Quotery
Quote #54871

But war’s a game, which, were their subjects wise,
Kings would not play at.

William Cowper

About This Quote

William Cowper (1731–1800), a major English poet of the late eighteenth century, wrote frequently on public morality and the human costs of political ambition. This couplet comes from his long poem *The Task* (1785), a work that ranges from domestic and rural scenes to pointed commentary on national life. In the 1780s Britain had recently emerged from the American War of Independence and remained entangled in European power politics; Cowper’s Protestant, reform-minded sensibility made him sharply critical of war as a pastime of rulers conducted at the expense of ordinary people. The lines appear in a passage condemning the frivolity with which monarchs treat warfare.

Interpretation

Cowper compresses a political argument into a bitter metaphor: war is treated like a “game” by kings, something played for pride, territory, or prestige rather than necessity. The sting lies in the conditional—“were their subjects wise”—which implies that popular consent (or at least popular acquiescence) enables dynastic conflict.
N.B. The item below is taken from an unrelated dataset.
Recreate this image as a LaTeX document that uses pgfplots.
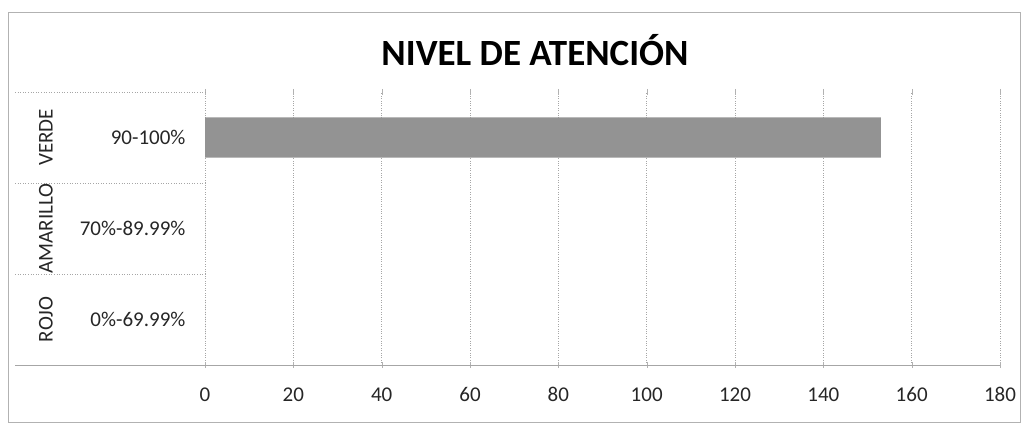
\documentclass[border=0pt]{standalone}
\usepackage{pgfplots}
\pgfplotsset{compat=1.18}
\usepackage{fontspec}
\setmainfont{Carlito}
\begin{document}
\begin{tikzpicture}
\path[use as bounding box] (0pt,0pt) rectangle (1027pt,428pt);
\draw[gray!60, line width=0.8pt] (8pt,6pt) rectangle (1020pt,416pt);
\node[font=\fontsize{37}{37}\selectfont\bfseries] at (535pt,378pt) {NIVEL DE ATENCIÓN};
\begin{axis}[
  at={(205pt,63pt)}, anchor=south west,
  scale only axis, width=795pt, height=273pt,
  xmin=0, xmax=180, ymin=-0.5, ymax=2.5,
  xtick={0,20,...,180}, ytick={0,1,2},
  yticklabels={0\%-69.99\%,70\%-89.99\%,90-100\%},
  axis line style={draw=none},
  xmajorgrids, grid style={gray!70, dotted, line width=0.6pt},
  xtick style={gray!60}, ytick style={draw=none},
  major tick length=6pt, xtick align=center,
  tick label style={font=\fontsize{21}{21}\selectfont, text=black!85},
  /pgf/number format/assume math mode=true,
  xticklabel style={yshift=-16pt},
  yticklabel style={xshift=-10pt},
  clip=false, xbar, bar width=0.44,
]
\addplot[fill=gray!85, draw=none] coordinates {(153,2) (0,1) (0,0)};
\draw[gray!70, dotted, line width=0.6pt] (axis cs:-43,2.5) -- (axis cs:0,2.5);
\draw[gray!70, dotted, line width=0.6pt] (axis cs:-43,1.5) -- (axis cs:0,1.5);
\draw[gray!70, dotted, line width=0.6pt] (axis cs:-43,0.5) -- (axis cs:0,0.5);
\draw[gray!70, line width=0.6pt] (axis cs:-43,-0.5) -- (axis cs:180,-0.5);
\node[rotate=90, font=\fontsize{21}{21}\selectfont, text=black!85] at (axis cs:-36,2) {VERDE};
\node[rotate=90, font=\fontsize{21}{21}\selectfont, text=black!85] at (axis cs:-36,1) {AMARILLO};
\node[rotate=90, font=\fontsize{21}{21}\selectfont, text=black!85] at (axis cs:-36,0) {ROJO};
\end{axis}
\end{tikzpicture}
\end{document}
If the governed understood the true stakes—death, ruin, taxation, and moral degradation—they would refuse to be moved like pieces on a board. The couplet thus anticipates later democratic critiques of militarism: it shifts responsibility from heroic rulers to the political awareness of the people, and exposes the mismatch between elite incentives and mass suffering.

Source

William Cowper, *The Task* (1785), Book V (“The Winter Morning Walk”).